Le festival est fortement dépendant d'un modèle de financement basé sur le mécénat. Est-ce une force ou une faiblesse selon vous ?
C'est la responsabilité de ceux qui portent le projet de penser à sa continuité. On y pense au quotidien, c'est la colonne vertébrale de ma mienne et celle de mes équipes. On a toujours développé le festival pas à pas et en fonction des ressources que nous avons pu rassembler. On positionne le curseur de l'exigence et de l'ambition en fonction de notre capacité à la financer. Nous n'avons pas d'inquiétude sur notre capacité collective à poursuivre l'aventure. Il y a des projets que nous pourrons réaliser, d'autres pas… ce n'est pas grave, on continue. Comme toute institution musicale, nous recherchons évidemment des financements, mais c'est une activité qui fait partie du travail.
Vous êtes en poste depuis 11 ans maintenant. Est-il prématuré de parler de l'après Rencontres Musicales d'Évian pour vous ?

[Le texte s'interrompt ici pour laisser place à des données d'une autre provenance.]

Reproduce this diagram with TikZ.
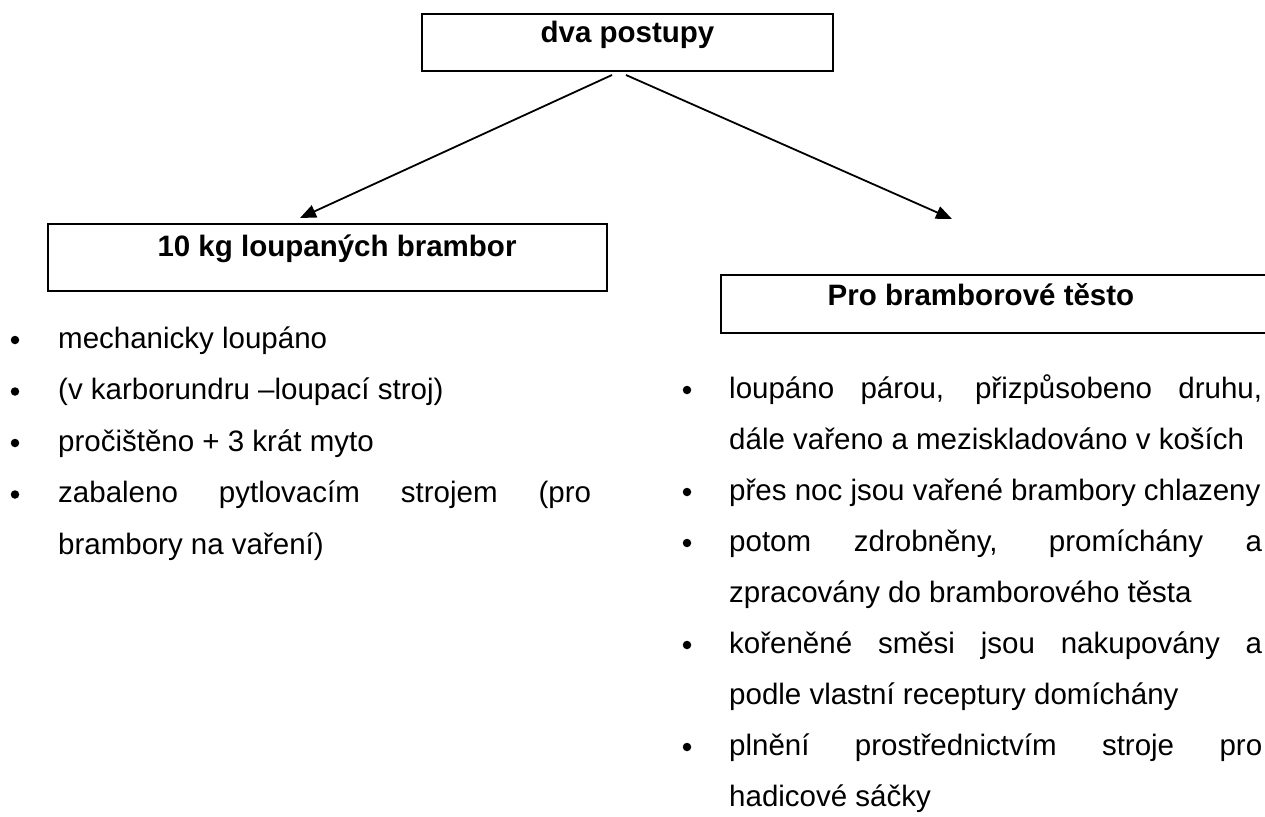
\documentclass[tikz,border=0pt]{standalone}
\usepackage{fontspec}
\setmainfont{Liberation Sans}
\usetikzlibrary{arrows.meta}
\begin{document}
\begin{tikzpicture}[x=1pt,y=-1pt,
  hbox/.style={draw=black, line width=2pt, inner sep=0pt, font=\fontsize{29.5pt}{35pt}\selectfont\bfseries},
  itemtext/.style={anchor=base west, inner sep=0pt, font=\fontsize{29.5pt}{35pt}\selectfont},
  headtext/.style={anchor=base, inner sep=0pt, font=\fontsize{29.5pt}{35pt}\selectfont\bfseries},
  bul/.style={circle, fill=black, inner sep=0pt, minimum size=8.5pt},
  conn/.style={line width=1.8pt, -{Triangle[length=16pt,width=13pt]}}]
\useasboundingbox (0,0) rectangle (1265,816);
\clip (0,0) rectangle (1265,816);
\fill[white] (0,0) rectangle (1265,816);

% boxes
\node[hbox, anchor=north west, minimum width=411pt, text height=28pt, text depth=29pt] (top) at (421,13) {dva postupy};
\node[hbox, anchor=north west, minimum width=559pt, text height=32pt, text depth=35pt] (lbox) at (47,223) {\hspace*{19pt}10 kg loupaných brambor};
\node[hbox, anchor=north west, minimum width=600pt, minimum height=58pt] (rbox) at (720,274) {};
\node[headtext] (rlabel) at (981,305) {Pro bramborové těsto};

% connectors
\coordinate (la) at (612,75);
\coordinate (lt) at (300,218);
\coordinate (ra) at (626,75);
\coordinate (rt) at (952,219);
\draw[conn] (la) -- (lt);
\draw[conn] (ra) -- (rt);

% left list
\node[bul] (lb1) at (15,340) {};
\node[itemtext] (l1) at (58,348) {mechanicky loupáno};
\node[bul] (lb2) at (15,391.5) {};
\node[itemtext] (l2) at (58,399.5) {(v karborundru –loupací stroj)};
\node[bul] (lb3) at (15,443) {};
\node[itemtext] (l3) at (58,451) {pročištěno + 3 krát myto};
\node[bul] (lb4) at (15,494.5) {};
\node[itemtext] (l4) at (58,502.5) {\makebox[533pt][s]{zabaleno pytlovacím strojem (pro}};
\node[itemtext] (l5) at (58,554) {brambory na vaření)};

% right list
\node[bul] (rb1) at (687,390) {};
\node[itemtext] (r1) at (729,398) {\makebox[533pt][s]{loupáno párou, přizpůsobeno druhu,}};
\node[itemtext] (r2) at (729,449) {dále vařeno a meziskladováno v koších};
\node[bul] (rb2) at (687,492) {};
\node[itemtext] (r3) at (729,500) {přes noc jsou vařené brambory chlazeny};
\node[bul] (rb3) at (687,543) {};
\node[itemtext] (r4) at (729,551) {\makebox[533pt][s]{potom zdrobněny, promíchány a}};
\node[itemtext] (r5) at (729,602) {zpracovány do bramborového těsta};
\node[bul] (rb4) at (687,645) {};
\node[itemtext] (r6) at (729,653) {\makebox[533pt][s]{kořeněné směsi jsou nakupovány a}};
\node[itemtext] (r7) at (729,704) {podle vlastní receptury domíchány};
\node[bul] (rb5) at (687,747) {};
\node[itemtext] (r8) at (729,755) {\makebox[533pt][s]{plnění prostřednictvím stroje pro}};
\node[itemtext] (r9) at (729,806) {hadicové sáčky};
\end{tikzpicture}
\end{document}
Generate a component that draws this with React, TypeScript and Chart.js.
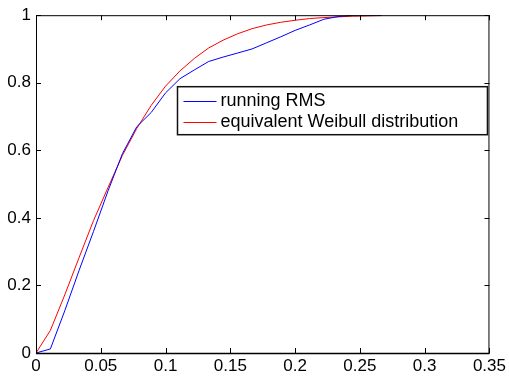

Bonne question ! Nous sommes aujourd'hui au milieu d'un festival dans lequel je mets beaucoup d'énergie et de cœur tous les jours. Donc, j'ai envie de le voir aboutir, m'installer dans la salle et profiter pleinement du spectacle. Le jour où j'aurai envie d'un nouveau défi, je veillerai à transmettre le projet le plus haut possible, pour que quelqu'un d'autre puisse venir et poursuivre l'aventure.
A quelle date la nouvelle salle de la Source Vive sera-t-elle opérationnelle ?
Nous disposerons pleinement des deux salles fin 2025. Nous avons décidé de donner à cette occasion des concerts fin décembre, sous la forme d'un festival de l'Avent qu'on espère renouveler tous les ans à partir de 2025. Ce sera un festival à destination du jeune public, réuni autour d'un projet spécifique. Ce sera aussi pour nous l'occasion de faire un premier concert avec tous les acteurs qui travaillent aujourd'hui, qui ont travaillé à la construction de la Source Vive, en leur permettant d'être le premier public accueilli dans la salle. On en profitera pour effectuer les premiers tests acoustiques en situation réelle et, le cas échéant, procéder à des ajustements pour l'ouverture des Rencontres musicales au printemps 2026, point de départ d'une saison complète qui s'étendra désormais sur toute l'année.